“Do Teachers Get a Break?”

One of the difficulties we have as faculty is that it is hard to communicate what we do when we are not in the classroom. For example, my neighbor was so sad that I had to go onto campus today “on your day off.” Because the semester is over and I am not required to be in the classroom this week, she works on the assumption that I am on vacation–a point of view held by many people. But I know that the week between Winter and Spring semester is a busy one. Not only do we have to finish grades from last semester, we also use this week to make the final preparations for Spring semester.

As faculty members, we do have more control over our time than most workers do. It is a wonderful perk. Yet control over time is not the same as not having to work. However, it is hard to explain to people the hard work we do while sitting at home in our jammies

Many years ago when I was still in graduate school and doing consulting work, I lost a friendship over this misunderstanding. My friend frequently wanted to get together for breakfast; something that my work did not permit me to do. However, because I was at home, she could not recognize that I was working and took it personally. She reacted as if I didn’t want to have breakfast with her. We had a mutual friend with a more traditional job. She would never expect to have breakfast with him while he was working. Yet she could not recognize the fact that I, too, was working. Unfortunately, the situation ended with the end of our friendship.

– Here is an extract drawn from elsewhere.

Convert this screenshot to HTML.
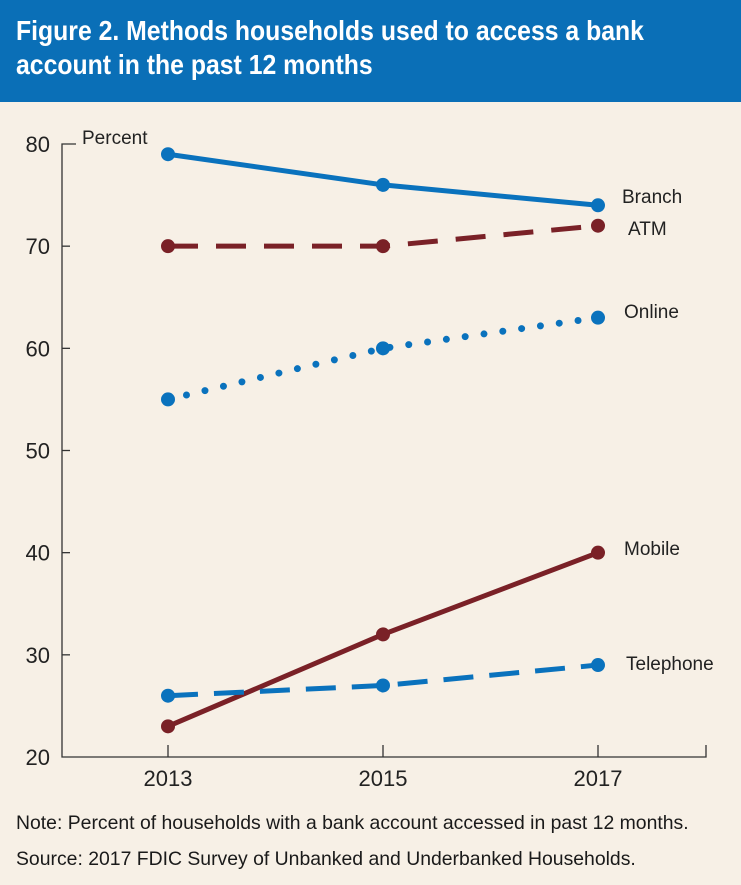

If close friends cannot understand our schedules, how can we expect the general publish to understand what we do?

Today I read Peggy Noonan’s “America’s Crisis in Character” (Wall Street Journal, 21 April 2012) in which she cites the example of how difficult it is to fire teachers who act irresponsibly.

In New York the past week a big story has been about 16 public school teachers who can’t be fired even though they’ve acted unprofessionally. What does “unprofessionally” mean in New York? Sex with students, stalking students, and, in one case, a standing behind a kid, simulating sex, and saying, “I’ll show you what gay is.”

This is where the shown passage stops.